Article Four: Implementation of ESRA 1 and ESRA 2
A. Any corporation which moves or seeks to move its assets outside the U.S. must submit an Environmental and Social Responsibility Impact Report to a grand jury of ordinary citizens, and the jury shall similarly receive testimony from other stakeholders and the employees of the corporation in question to determine the impact of the moving of those assets outside the U.S. The jury shall then determine what part of those assets, up to and including all of the assets of the corporation, shall be held in the U.S. to compensate those made unemployed or otherwise disadvantaged by the corporate move of its resources elsewhere, and or to pay for other forms of environmental or social destruction of the resources or the well-being of the United States or its citizens. Conspiracy to evade this provision shall be a crime punishable by no less than twenty years in prison for all members of the board of such a corporation.

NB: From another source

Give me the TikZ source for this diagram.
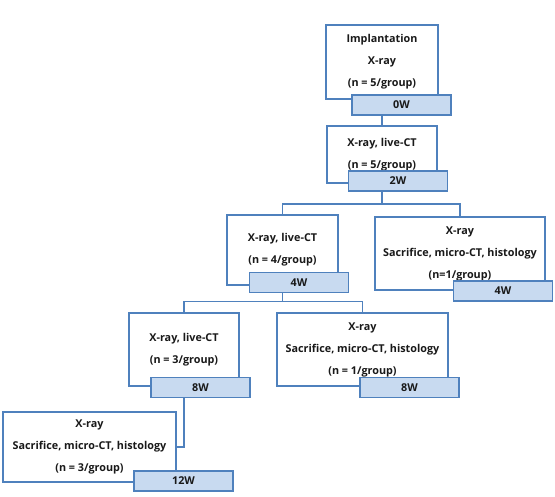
\documentclass[tikz,border=0pt]{standalone}
\usepackage{fontspec}
\setmainfont{Open Sans}
\usetikzlibrary{calc}
\definecolor{frameblue}{RGB}{79,129,189}
\definecolor{tagblue}{RGB}{200,218,240}

\begin{document}
\begin{tikzpicture}[x=0.75pt, y=-0.75pt, line width=1.3pt]
\tikzstyle{every node}=[font=\bfseries\fontsize{8.1}{16.5}\selectfont, text=black!90]
\tikzstyle{stage}=[draw=frameblue, fill=white, align=center, inner sep=0pt]
\tikzstyle{week}=[draw=frameblue, fill=tagblue, inner sep=0pt, minimum width=74.25pt, minimum height=15pt]
\useasboundingbox (0,0) rectangle (555,496);

% time points
\node[stage, minimum width=84pt,     minimum height=55.5pt]  (box1) at (382,62)    {Implantation\\X-ray\\(n = 5/group)};
\node[stage, minimum width=82.5pt,   minimum height=42.75pt] (box2) at (382,154.5) {X-ray, live-CT\\(n = 5/group)};
\node[stage, minimum width=83.25pt,  minimum height=52.5pt]  (box3) at (282.5,250) {X-ray, live-CT\\(n = 4/group)};
\node[stage, minimum width=127.5pt,  minimum height=54.75pt] (box4) at (460,253.5) {X-ray\\Sacrifice, micro-CT, histology\\(n=1/group)};
\node[stage, minimum width=82.5pt,   minimum height=54.75pt] (box5) at (184,349.5) {X-ray, live-CT\\(n = 3/group)};
\node[stage, minimum width=128.25pt, minimum height=54.75pt] (box6) at (362.5,349.5) {X-ray\\Sacrifice, micro-CT, histology\\(n = 1/group)};
\node[stage, minimum width=129.75pt, minimum height=52.5pt]  (box7) at (89.5,447)  {X-ray\\Sacrifice, micro-CT, histology\\(n = 3/group)};

% week tags
\node[week] (w0)  at (401.5,105)   {0W};
\node[week] (w2)  at (398,181)     {2W};
\node[week] (w4a) at (299,282.5)   {4W};
\node[week] (w4b) at (503,291)     {4W};
\node[week] (w8a) at (200.5,387.5) {8W};
\node[week] (w8b) at (409.5,387.5) {8W};
\node[week] (w12) at (183.5,481)   {12W};

\path[draw=frameblue]
 (box1.south |- w0.south) -- (box2.north)
 (box2.south |- w2.south) -- ++(0,12) -| (box3.north)
 (box2.south |- w2.south) -- ++(0,12) -| (box4.north)
 (box3.south |- w4a.south) -- ++(0,8) -| (box5.north)
 (box3.south |- w4a.south) -- ++(0,8) -| (box6.north)
 (box5.south |- w8a.south) |- (box7.east);
\end{tikzpicture}
\end{document}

B. Any part of the Constitution or the laws of the U.S. or any of its states deemed by a court to be in conflict with any part of this amendment shall be null and void with regard to that part of its implementation which is inconsistent with this . Any trade arrangements, treaties, or other international agreements entered into by the United States, its citizens, or its several states, deemed by a court to be in conflict with the provisions or intent of this amendment are hereby declared null and void.
C. Congress shall take action to provide adequate funding for all parts of this amendment and implement legislation that seeks to fulfill the intent as stated above.
D. Elected members of Congress and/or elected members of the Legislatures of the States of the U.S. shall be deemed by U.S. courts as having status to initiate a suit against any state or against the government of the U.S. or against any school system, court, legislative body or corporation that has taken actions deemed to contradict the intent of this Amendment to preserve the well-being of the planet earth and all of humanity and to foster a new spirit of cooperation, generosity and environmental sustainability.